Christian Robert-Tissot, Philippe Decrauzat, Rolf Julius, Sarkis, Ange Leccia, Tjeerd Alkema, Simone Decker, Mathieu K. Abonnenc, Pipilotti Rist, Chen Shaoxiong, Hamid Maghraoui …
Un monde invérifiable
L’exposition s’inscrit dans un espace reflétant, traduisant, prolongeant la thématique du caractère invérifiable du monde contemporain à partir d’œuvres artistiques de la collection du Frac Languedoc-Roussillon (Fonds régional d’art contemporain).
Par bien des aspects, la société contemporaine a des allures chaotiques. La surinformation masque toujours une perte de l’information centrale. Ce qui est érigé en système est la production d’un flux médiatique dont le fonction n’est plus de faire savoir ou d’instruire mais de distraire en occupant la totalité du temps réel. Ce temps réel se confond aujourd’hui avec le seul temps médiatique. En ce sens, «Un monde invérifiable» est un retournement des formes contemporaines de la falsification et une remise en cause du modèle qui domine depuis une trentaine d’années la question d’un réel vérifiable.
Les œuvres qui composent «Un monde invérifiable» sont à la recherche d’un autre type de narration pour se rapprocher sinon du vrai, du moins du réel. Qu’il s’agisse d’installations, de sculptures, de dessins, de vidéos, etc., toutes ces œuvres remettent en cause notre rapport à la réalité, tant cette dernière est subordonnée au seul bruit de fond médiatique. Ce sont des témoignages sur l’époque, mais comme tout témoignage, ces œuvres sont elles-mêmes objet de suspicion. Comme le réel, elles doivent être soumises à l’épreuve du temps historique. De quelle vérité nous entretiennent-elles?

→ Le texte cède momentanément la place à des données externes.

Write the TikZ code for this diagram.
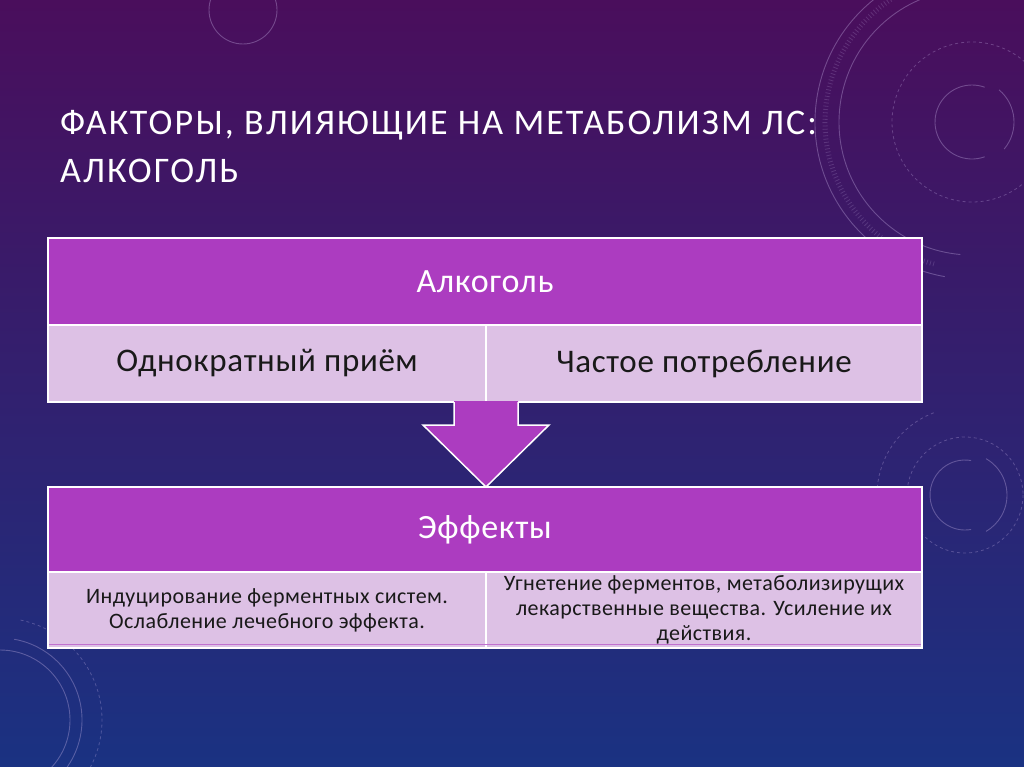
\documentclass[tikz,border=0pt]{standalone}
\usepackage{fontspec}
\setmainfont{Carlito}
\usetikzlibrary{calc}
\definecolor{bgtop}{RGB}{74,14,92}
\definecolor{bgmid}{RGB}{58,30,112}
\definecolor{bgbot}{RGB}{26,50,130}
\definecolor{hdrc}{RGB}{172,60,192}
\definecolor{rowc}{RGB}{221,193,229}
\definecolor{deco}{RGB}{200,180,230}
\tikzset{
  hdr/.style={rectangle, fill=hdrc, draw=white, line width=1.5pt, text=white,
    font=\fontsize{34}{40}\selectfont\addfontfeature{LetterSpace=2}, inner sep=0pt, outer sep=0pt},
  cell/.style={rectangle, fill=rowc, draw=white, line width=1.5pt, text=black!90,
    inner sep=0pt, outer sep=0pt, align=center},
  bigtxt/.style={font=\fontsize{33}{38}\selectfont\addfontfeature{LetterSpace=2}},
  smalltxt/.style={font=\fontsize{22}{25}\selectfont\addfontfeature{LetterSpace=2}},
  titletxt/.style={text=white, font=\fontsize{36}{44}\selectfont\addfontfeature{LetterSpace=5.8}, inner sep=0pt},
  arrowbox/.style={fill=hdrc, draw=white, line width=1.5pt, line join=miter},
  decoline/.style={draw=deco, opacity=0.35, line width=0.9pt},
  decodash/.style={draw=deco, opacity=0.3, line width=0.8pt, dash pattern=on 3pt off 3pt}
}
\begin{document}
\begin{tikzpicture}[x=1pt,y=-1pt]
\shade[top color=bgtop, middle color=bgmid, bottom color=bgbot] (0,0) rectangle (1024,767);
\useasboundingbox (0,0) rectangle (1024,767);
% background decorations
\begin{scope}
\clip (0,0) rectangle (1024,767);
% top right HUD
\draw[decoline] (972,122) ++(70:37) arc[start angle=70, end angle=290, radius=37];
\draw[decoline] (972,122) ++(-50:42) arc[start angle=-50, end angle=40, radius=42];
\draw[decodash] (972,122) circle[radius=80];
\draw[decoline] (972,122) ++(95:133) arc[start angle=95, end angle=255, radius=133];
\draw[decoline] (972,122) ++(100:157) arc[start angle=100, end angle=280, radius=157];
\draw[decoline, opacity=0.2, line width=5pt, dash pattern=on 0.8pt off 2.5pt] (972,122) ++(105:147) arc[start angle=105, end angle=275, radius=147];
% middle right
\draw[decoline] (965,495) ++(80:35) arc[start angle=80, end angle=280, radius=35];
\draw[decoline] (965,495) ++(-60:42) arc[start angle=-60, end angle=60, radius=42];
\draw[decodash] (965,495) circle[radius=58];
\draw[decodash] (965,495) ++(130:88) arc[start angle=130, end angle=250, radius=88];
% bottom left
\draw[decoline] (0,720) circle[radius=70];
\draw[decoline] (0,720) ++(60:82) arc[start angle=60, end angle=-80, radius=82];
\draw[decodash] (0,720) ++(75:102) arc[start angle=75, end angle=-80, radius=102];
% top left small
\draw[decoline] (243,10) ++(200:30) arc[start angle=200, end angle=300, radius=30];
\draw[decoline] (243,10) circle[radius=34];
\end{scope}
% title
\node[titletxt, anchor=base west] (title1) at (60,135) {ФАКТОРЫ, ВЛИЯЮЩИЕ НА МЕТАБОЛИЗМ ЛС:};
\node[titletxt, anchor=base west] (title2) at (60,183) {АЛКОГОЛЬ};
% top block
\node[hdr, minimum width=874pt, minimum height=87pt, anchor=north west] (h1) at (48,238) {Алкоголь};
\node[cell, bigtxt, minimum width=438pt, minimum height=77pt, anchor=north west] (c1) at (h1.south west) {Однократный приём};
\node[cell, bigtxt, minimum width=436pt, minimum height=77pt, anchor=north west] (c2) at (c1.north east) {Частое потребление};
% arrow
\coordinate (atop) at (c1.south east);
\fill[hdrc] ($(atop)+(-32,-1)$) -- ($(atop)+(-32,23)$) -- ($(atop)+(-63,23)$) -- ($(atop)+(0,85)$)
  -- ($(atop)+(63,23)$) -- ($(atop)+(32,23)$) -- ($(atop)+(32,-1)$) -- cycle;
\draw[arrowbox, fill=none] ($(atop)+(-32,0)$) -- ($(atop)+(-32,23)$) -- ($(atop)+(-63,23)$) -- ($(atop)+(0,85)$)
  -- ($(atop)+(63,23)$) -- ($(atop)+(32,23)$) -- ($(atop)+(32,0)$);
% bottom block
\node[hdr, minimum width=874pt, minimum height=85pt, anchor=north west] (h2) at (48,487) {Эффекты};
\node[cell, smalltxt, minimum width=438pt, minimum height=76pt, anchor=north west] (d1) at (h2.south west) {Индуцирование ферментных систем.\\Ослабление лечебного эффекта.};
\node[cell, smalltxt, minimum width=436pt, minimum height=76pt, anchor=north west] (d2) at (d1.north east) {Угнетение ферментов, метаболизирущих\\лекарственные вещества. Усиление их\\действия.};
\draw[hdrc!60!rowc, line width=1pt] ($(d1.south west)+(1,-4)$) -- ($(d2.south east)+(-1,-4)$);
\end{tikzpicture}
\end{document}
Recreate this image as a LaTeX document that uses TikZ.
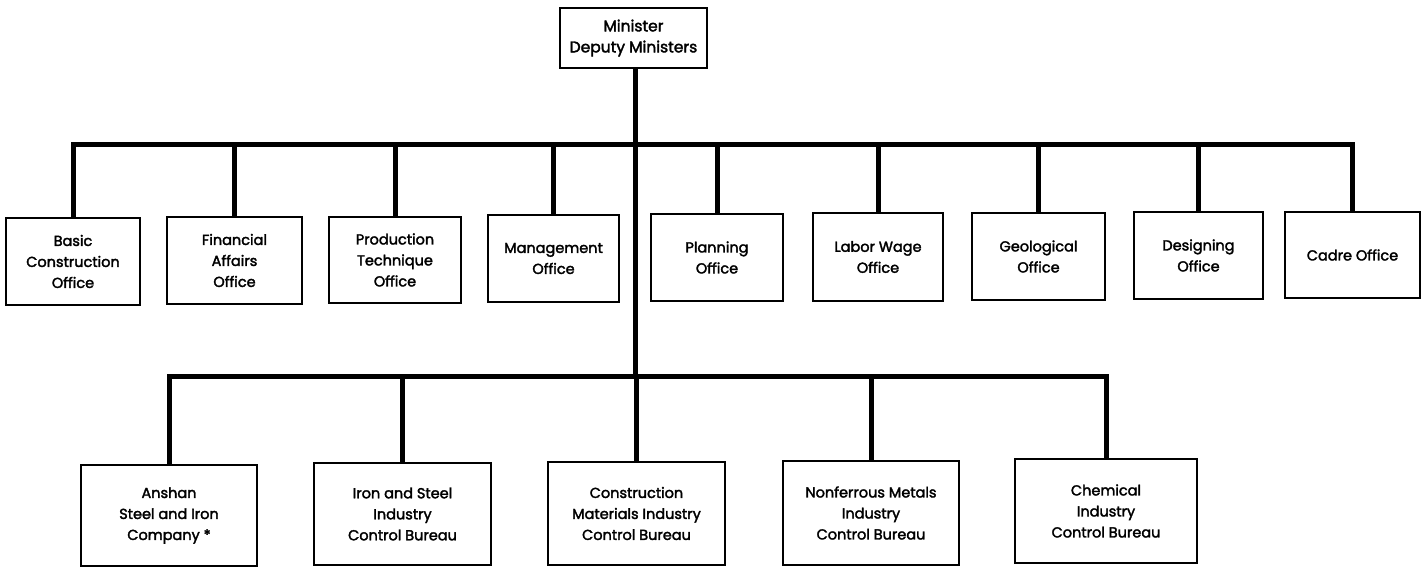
\documentclass[tikz,border=0pt]{standalone}
\usepackage{fontspec}
\setmainfont{Poppins}
\newfontfamily\medfont{Poppins}[FakeBold=2.2]
\begin{document}
\begin{tikzpicture}[x=1pt,y=-1pt,
  box/.style={draw,line width=1.8pt,align=center,inner sep=2pt,
    font=\medfont\fontsize{14.5}{21}\selectfont},
  bus/.style={line width=5pt}]
\useasboundingbox[fill=white] (0,0) rectangle (1426,567);
% top
\node[box,minimum width=147,minimum height=60,font=\medfont\fontsize{15.5}{21}\selectfont] (min) at (633.5,38) {Minister\\Deputy Ministers};
% row 1
\node[box,minimum width=134,minimum height=87] (basic) at (73,261.5) {Basic\\Construction\\Office};
\node[box,minimum width=135,minimum height=87] (fin) at (234.5,260.5) {Financial\\Affairs\\Office};
\node[box,minimum width=132,minimum height=86] (prod) at (395,260) {Production\\Technique\\Office};
\node[box,minimum width=131,minimum height=87] (man) at (553.5,258.5) {Management\\Office};
\node[box,minimum width=132,minimum height=87] (plan) at (717,257.5) {Planning\\Office};
\node[box,minimum width=130,minimum height=88] (lab) at (878,257) {Labor Wage\\Office};
\node[box,minimum width=133,minimum height=87] (geo) at (1038.5,256.5) {Geological\\Office};
\node[box,minimum width=129,minimum height=87] (des) at (1198.5,255.5) {Designing\\Office};
\node[box,minimum width=135,minimum height=86] (cad) at (1352.5,255) {Cadre Office};
% row 2
\node[box,minimum width=176,minimum height=101] (ansh) at (169,515.5) {Anshan\\Steel and Iron\\Company *};
\node[box,minimum width=177,minimum height=102] (iron) at (402.5,514) {Iron and Steel\\Industry\\Control Bureau};
\node[box,minimum width=177,minimum height=103] (cons) at (636.5,513.5) {Construction\\Materials Industry\\Control Bureau};
\node[box,minimum width=176,minimum height=104] (nonf) at (871,513) {Nonferrous Metals\\Industry\\Control Bureau};
\node[box,minimum width=182,minimum height=104] (chem) at (1106,511) {Chemical\\Industry\\Control Bureau};
% bus levels
\coordinate (busA) at (635,144);
\coordinate (busB) at (635,376);
% main trunk
\draw[bus] (min.south -| busA) -- (busB);
% upper bus
\draw[bus] (basic.north) |- (busA) -| (cad.north);
\foreach \n in {fin,prod,man,plan,lab,geo,des}
  \draw[bus] (\n.north) -- (\n.north |- busA);
% lower bus
\draw[bus] (ansh.north) |- (busB) -| (chem.north);
\foreach \n in {iron,cons,nonf}
  \draw[bus] (\n.north) -- (\n.north |- busB);
\end{tikzpicture}
\end{document}
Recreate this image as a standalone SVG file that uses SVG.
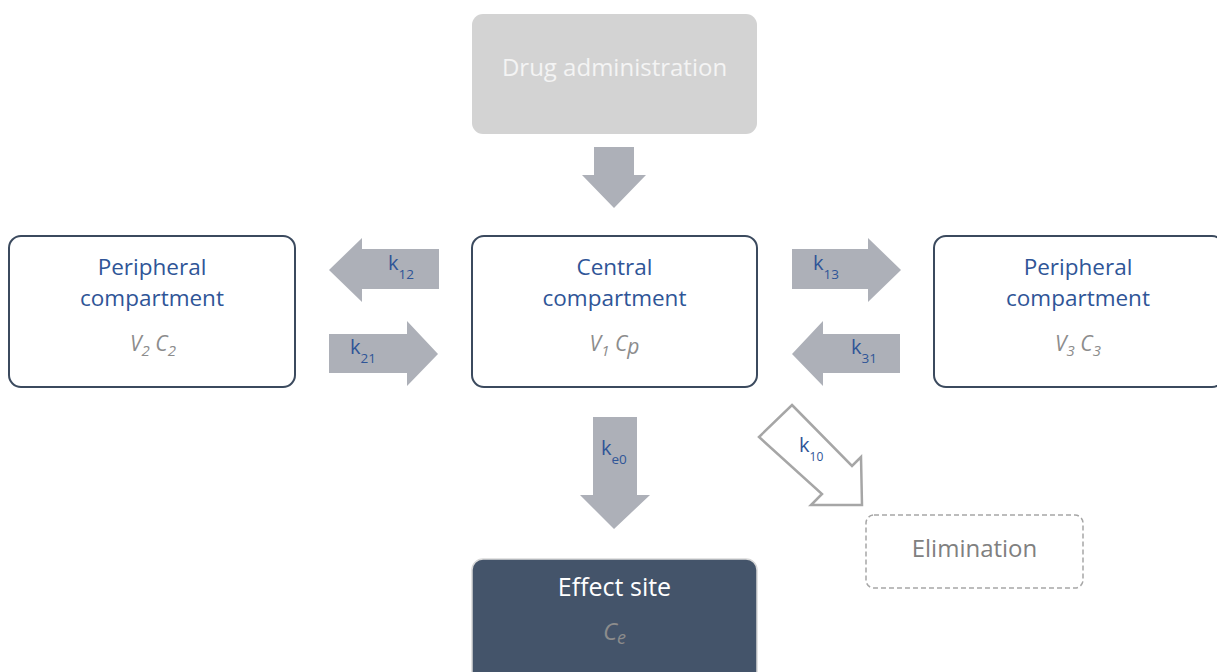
<svg xmlns="http://www.w3.org/2000/svg" width="1217" height="672" viewBox="0 0 1217 672">
<style>
text{font-family:"Open Sans","Noto Sans",sans-serif;}
.box{fill:#fff;stroke:#3b4a5e;stroke-width:2;}
.title{fill:#2f5597;font-size:22.5px;text-anchor:middle;}
.vars{fill:#8c8c8c;font-size:21px;font-style:italic;text-anchor:middle;}
.vs{font-size:15px;}
.arr{fill:#adb0b8;}
.k{fill:#2f5597;font-size:20px;}
.sub{font-size:13.5px;}
</style>
<rect width="1217" height="672" fill="#fff"/>
<g id="drug">
<rect x="472" y="14" width="285" height="120" rx="11" fill="#d3d3d3"/>
<text x="614.5" y="76" font-size="24" fill="#f4f4f4" text-anchor="middle">Drug administration</text>
</g>
<g id="periph2">
<rect class="box" x="9" y="236" width="286" height="151" rx="12"/>
<text class="title" x="152" y="275">Peripheral</text>
<text class="title" x="152" y="306">compartment</text>
<text class="vars" x="153" y="351">V<tspan class="vs" dy="5">2</tspan><tspan dy="-5"> C</tspan><tspan class="vs" dy="5">2</tspan></text>
</g>
<g id="central">
<rect class="box" x="472" y="236" width="285" height="151" rx="12"/>
<text class="title" x="614.5" y="275">Central</text>
<text class="title" x="614.5" y="306">compartment</text>
<text class="vars" x="614.5" y="351">V<tspan class="vs" dy="5">1</tspan><tspan dy="-5"> C</tspan><tspan dy="3">p</tspan></text>
</g>
<g id="periph3">
<rect class="box" x="934" y="236" width="290" height="151" rx="12"/>
<text class="title" x="1078" y="275">Peripheral</text>
<text class="title" x="1078" y="306">compartment</text>
<text class="vars" x="1078" y="351">V<tspan class="vs" dy="5">3</tspan><tspan dy="-5"> C</tspan><tspan class="vs" dy="5">3</tspan></text>
</g>
<g id="elimination">
<rect x="866" y="515" width="217" height="73" rx="8" fill="#fff" stroke="#a6a6a6" stroke-width="1.5" stroke-dasharray="5,3"/>
<text x="974.5" y="557" font-size="24" fill="#808080" text-anchor="middle">Elimination</text>
</g>
<g id="effect">
<rect x="472" y="559" width="285" height="125" rx="11" fill="#44546a" stroke="#d9d9d9" stroke-width="1.5"/>
<text x="614.5" y="596" font-size="25" fill="#fff" text-anchor="middle">Effect site</text>
<text x="614.5" y="640" font-size="24" font-style="italic" fill="#8c8c8c" text-anchor="middle">C<tspan font-size="18" dy="4">e</tspan></text>
</g>
<g id="connectors">
<polygon class="arr" points="594,147 634,147 634,175 646,175 614,208 582,175 594,175"/>
<polygon class="arr" points="439,249 362,249 362,238 329,270 362,302 362,289 439,289"/>
<text class="k" x="388" y="270">k<tspan class="sub" dy="9">12</tspan></text>
<polygon class="arr" points="329,334 407,334 407,321 438,354 407,386 407,373 329,373"/>
<text class="k" x="350" y="354">k<tspan class="sub" dy="9">21</tspan></text>
<polygon class="arr" points="792,249 868,249 868,238 901,270 868,302 868,289 792,289"/>
<text class="k" x="813" y="270">k<tspan class="sub" dy="9">13</tspan></text>
<polygon class="arr" points="900,334 823,334 823,321 792,354 823,386 823,373 900,373"/>
<text class="k" x="851" y="354">k<tspan class="sub" dy="9">31</tspan></text>
<polygon class="arr" points="593,417 637,417 637,495 650,495 614,529 580,495 593,495"/>
<text class="k" x="601" y="455">k<tspan class="sub" dy="9">e0</tspan></text>
<polygon points="792,405 852,466 861,457 862,505 811,505 822,494 759,437" fill="#fff" stroke="#a6a6a6" stroke-width="2.5" stroke-linejoin="miter"/>
<text class="k" x="799" y="452" font-size="18">k<tspan font-size="12" dy="9">10</tspan></text>
</g>
</svg>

L’exposition «Un monde invérifiable» est un dispositif qui opère selon le principe du bon voisinage et du regard embrassant chers à Aby Warburg (1866-1929) dont le travail a servi au développement de l’iconologie. Son projet le plus ambitieux, l’Atlas Mnemosyne, une collection d’images quasiment sans texte, tente de raconter l’histoire de la mémoire de la civilisation européenne. Aby Warburg a influencé le travail d’Erwin Panofsky, Ernst Gombrich, Frances Yates et Walter Benjamin, entre autres.
Ainsi peut-on dire que les contradictions ou complémentarités qui naissent entre les œuvres exposées répondent aux conditions de production de l’image dialectique chez Walter Benjamin. A l’inverse d’une tendance de l’époque à juger le passé selon les critères du seul présent, l’image dialectique chez Benjamin est une remise en cause du présent dans un moment fulgurant et figuratif, pour lui faire atteindre un niveau plus qualitatif et plus humain.
«Un monde invérifiable» fait le constat que les propositions humanistes, les interrogations sociales, culturelles et affectives sont aujourd’hui systématiquement sabordées de l’intérieur; comme si un mouvement de corruption, un univers dégradé étaient la seule et unique réponse à apporter aux contradictions du temps présent. Pour lutter contre cet état de fait, pour donner à voir la complexité du monde, l’exposition signale donc des liens, des conflits et tente de susciter des rapprochements en s’appuyant sur la mise en place d’images dialectiques; elle n’induit pas de point de vue prédéterminé, mais incite à un rapport critique et objectif à partir du dialogue entre les thématiques et les œuvres qui la composent.